Most of the products that Carnes sells are installed in commercial buildings, such as schools, hotels, and mid size office buildings. You can see many of its best-selling products – such as grilles, registers and diffusers – if you look up at the ceiling of your office or your child’s classroom. Carnes makes a wide array of diffusers that aid in air distribution and return: louvered, perforated, square, rectangular or round. Its registers and grilles are manufactured from steel, stainless steel, or aluminum. For certain specialized customers such as gymnasiums or psychiatric wards, the company makes heavy-duty registers and grilles made with Sturdicore technology, and feature rounded face bars technology to prevent injury.

Out of sight in the ceiling and walls is another critical part of the HVAC system which is critical to a healthy building, the VAV system. Carnes builds a complete line of air terminal units designed to control the airflow and temperature in commercial buildings. Stankevich said: “Air terminals are an integral part of most variable air volume HVAC systems today.” Twenty-six different models are offered for applications such as hospitals, schools and office buildings. In addition, a variety of clean air terminals are available for computer rooms and laboratories.

Keeping moisture in
The growth of high-tech manufacturing – such as clean rooms for manufacturing electronic assembly, computer rooms and specialized health-care equipment – has meant that more and more companies need to closely control the humidity levels in these rooms. And that has been a boon to Carnes line of humidification equipment. Carnes’ electronically controlled steam humidifiers use ordinary untreated tap water and convert it to mineral free steam for humidity control in commercial, industrial and institutional settings.
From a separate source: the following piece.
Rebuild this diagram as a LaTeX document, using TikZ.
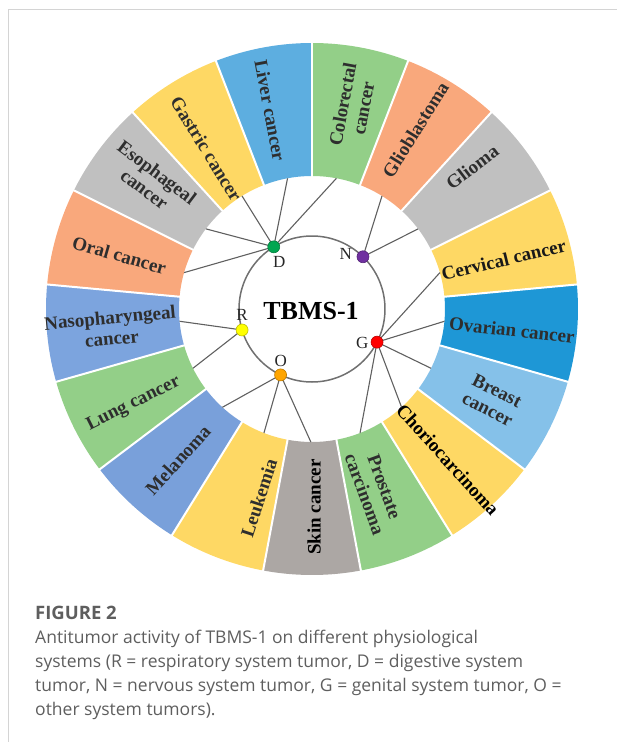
\documentclass[tikz,border=0pt]{standalone}
\usepackage{fontspec}
\setmainfont{Liberation Serif}
\newfontfamily\capfont{Open Sans}
\definecolor{cGreen}{HTML}{93CF88}
\definecolor{cSalmon}{HTML}{F9A87C}
\definecolor{cGray}{HTML}{C0C0C0}
\definecolor{cYellow}{HTML}{FED864}
\definecolor{cOvarian}{HTML}{1E97D6}
\definecolor{cBreast}{HTML}{85C1E9}
\definecolor{cSkin}{HTML}{ACA7A4}
\definecolor{cMelanoma}{HTML}{79A0DA}
\definecolor{cNaso}{HTML}{7CA4DE}
\definecolor{cLiver}{HTML}{5DAEE0}
\definecolor{labelgray}{HTML}{2E2E2E}
\definecolor{conngray}{HTML}{606060}
\definecolor{ringgray}{HTML}{707070}
\definecolor{framegray}{HTML}{D4D4D4}
\definecolor{capgray}{HTML}{5E5E5E}
\definecolor{dGreen}{HTML}{00A651}
\definecolor{dPurple}{HTML}{7030A0}
\definecolor{dRed}{HTML}{FF0000}
\definecolor{dOrange}{HTML}{FFA500}
\definecolor{dYellow}{HTML}{FFFF00}
\begin{document}
\begin{tikzpicture}[x=1pt,y=1pt,
  seglabel/.style={font=\fontsize{19}{21}\selectfont\bfseries, text=labelgray, align=center, inner sep=0pt},
  conn/.style={draw=conngray, line width=1.1pt},
  dotnode/.style={circle, minimum size=12pt, inner sep=0pt, draw=#1!75!black, fill=#1, line width=0.6pt},
  letter/.style={font=\fontsize{17}{17}\selectfont, text=black!85, inner sep=0pt},
  frameline/.style={draw=framegray, line width=1.2pt},
  captext/.style={font=\capfont\fontsize{17.5}{17.5}\selectfont, text=capgray, anchor=base west, inner sep=0pt},
]
\useasboundingbox (-312,-433) rectangle (305,309);
% frame
\draw[frameline] (305,299.5) -- (-303.5,299.5) -- (-303.5,-433);
% segments
\foreach \i/\col in {0/cGreen,1/cSalmon,2/cGray,3/cYellow,4/cOvarian,5/cBreast,6/cYellow,7/cGreen,8/cSkin,9/cYellow,10/cMelanoma,11/cGreen,12/cNaso,13/cSalmon,14/cGray,15/cYellow,16/cLiver}{
  \pgfmathsetmacro\a{90-\i*360/17}
  \pgfmathsetmacro\b{90-(\i+1)*360/17}
  \fill[\col] (\a:133pt) arc[start angle=\a, end angle=\b, radius=133pt] -- (\b:266pt) arc[start angle=\b, end angle=\a, radius=266pt] -- cycle;
}
\foreach \i in {0,...,16}{
  \draw[white, line width=2pt] ({90-\i*360/17}:132pt) -- ({90-\i*360/17}:268pt);
}
% labels
\node[seglabel, rotate=79.41] (tColo) at (78.6:207pt) {Colorectal\\cancer};
\node[seglabel, rotate=58.24] (tGliob) at (60:207pt) {Glioblastoma};
\node[seglabel, rotate=37.06] (tGlioma) at (41.5:214pt) {Glioma};
\node[seglabel, rotate=13.5, text=black!90] (tCerv) at (14.4:198pt) {Cervical cancer};
\node[seglabel, rotate=-6.5] (tOva) at (-6:201pt) {Ovarian cancer};
\node[seglabel, rotate=-26.47] (tBreast) at (-26.8:202pt) {Breast\\cancer};
\node[seglabel, rotate=-47.65, text=black] (tChorio) at (-48:203pt) {Choriocarcinoma};
\node[seglabel, rotate=-70] (tPros) at (-71:192pt) {Prostate\\carcinoma};
\node[seglabel, rotate=90, text=black] (tSkin) at (-89.4:198pt) {Skin cancer};
\node[seglabel, rotate=72] (tLeuk) at (-105.7:196pt) {Leukemia};
\node[seglabel, rotate=47.65] (tMela) at (-131.6:202pt) {Melanoma};
\node[seglabel, rotate=26.47] (tLung) at (-152:202pt) {Lung cancer};
\node[seglabel, rotate=5.29] (tNaso) at (-174.6:202pt) {Nasopharyngeal\\cancer};
\node[seglabel, rotate=-15.88] (tOral) at (164.4:200pt) {Oral cancer};
\node[seglabel, rotate=-37.06] (tEso) at (141.5:206pt) {Esophageal\\cancer};
\node[seglabel, rotate=-58.24] (tGast) at (123.4:192pt) {Gastric cancer};
\node[seglabel, rotate=-79.41] (tLiver) at (101.9:203pt) {Liver cancer};
% inner circle
\draw[ringgray, line width=1.5pt] (0,0) circle[radius=73pt];
\node[font=\fontsize{26}{26}\selectfont\bfseries, inner sep=0pt] (title) at (-1,-2.5) {TBMS-1};
% dot positions
\coordinate (pD) at (121.6:73pt);
\coordinate (pN) at (45.7:73pt);
\coordinate (pG) at (-27:73pt);
\coordinate (pO) at (-115.5:73pt);
\coordinate (pR) at (-163.3:73pt);
% segment inner end points
\coordinate (eColo) at (79.41:133pt);
\coordinate (eGliob) at (58.24:133pt);
\coordinate (eGlioma) at (37.06:133pt);
\coordinate (eCerv) at (15.88:133pt);
\coordinate (eOva) at (-5.29:133pt);
\coordinate (eBreast) at (-26.47:133pt);
\coordinate (eChorio) at (-47.65:133pt);
\coordinate (ePros) at (-68.82:133pt);
\coordinate (eSkin) at (-90.5:133pt);
\coordinate (eLeuk) at (-111.18:133pt);
\coordinate (eMela) at (-132.35:133pt);
\coordinate (eLung) at (-153.53:133pt);
\coordinate (eNaso) at (-174.71:133pt);
\coordinate (eOral) at (164.12:133pt);
\coordinate (eEso) at (142.94:133pt);
\coordinate (eGast) at (121.76:133pt);
\coordinate (eLiver) at (100.59:133pt);
% connectors
\foreach \e in {eColo,eLiver,eGast,eEso,eOral} \draw[conn] (pD) -- (\e);
\foreach \e in {eGliob,eGlioma} \draw[conn] (pN) -- (\e);
\foreach \e in {eCerv,eOva,eBreast,eChorio,ePros} \draw[conn] (pG) -- (\e);
\foreach \e in {eMela,eLeuk,eSkin} \draw[conn] (pO) -- (\e);
\foreach \e in {eNaso,eLung} \draw[conn] (pR) -- (\e);
% dots
\node[dotnode=dGreen] (D) at (pD) {};
\node[dotnode=dPurple] (N) at (pN) {};
\node[dotnode=dRed] (G) at (pG) {};
\node[dotnode=dOrange] (O) at (pO) {};
\node[dotnode=dYellow] (R) at (pR) {};
\node[letter] (lD) at (-32.7,47.3) {D};
\node[letter] (lN) at (33.7,55) {N};
\node[letter] (lG) at (50.3,-34.3) {G};
\node[letter] (lO) at (-31.3,-52) {O};
\node[letter] (lR) at (-70,-6) {R};
% caption
\node[captext, font=\capfont\fontsize{18.5}{18.5}\selectfont\bfseries] (cap0) at (-277,-310) {FIGURE 2};
\node[captext] (cap1) at (-277,-334) {Antitumor activity of TBMS-1 on different physiological};
\node[captext] (cap2) at (-277,-358) {systems (R = respiratory system tumor, D = digestive system};
\node[captext] (cap3) at (-277,-382) {tumor, N = nervous system tumor, G = genital system tumor, O =};
\node[captext] (cap4) at (-277,-406) {other system tumors).};
\end{tikzpicture}
\end{document}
One of the company’s innovations is to use disposable cylinders in its humidifiers, which makes maintenance much easier. Its unit has a capacity of up to 200 pounds of steam per hour. Carnes’ microprocessor-controlled steam humidifiers, introduces in 2001, feature LCD displays as well as LED’s for diagnostics. The steam humidifier also is marketed to libraries and museums, photo processing labs, printing plants and textile manufacturing – anywhere that needs additional humidity.

“Once again we were the first in the industry,” Stankevich said. “People look at us as a totally integrated supplier. There’s no other company that offers balanced systems of ventilation, registers and grilles, variable air volume control, energy recovery and humidification, all from a single source!”

Carnes’ main ventilation products are aluminum centrifugal fans that are typically found on the roofs of buildings. Other inline fans are mounted in walls and ceiling. Some of its ventilation products are for specialty clients such as restaurants. The company also makes axial flow fans as well as louvers, penthouses and gravity hoods. Carnes partners with companies such as Rockwell Automation and Allen-Bradley to integrate variable drive technology into its air movement and ventilation products, offering a complete solution to the building owner.

Stankevich said that Carnes and the company’s general manager, Greg Cichon, are looking to double company sales over the next five years, and have several strategies for doing that.

“Number one is expanding our humidification product group with our quiet technology,” he said. “Number two is redesigning our ventilation products to focus on energy efficiency and number three is reorganization and expansion of our distribution system.”

Indeed, in an era of rising energy costs and growing concern about air quality, the demands of the 21st century are likely to create a greater need for Carnes’ products than any time before. And there is little doubt the Wisconsin company will meet that growing demand – even if it has to do it one piece at a time.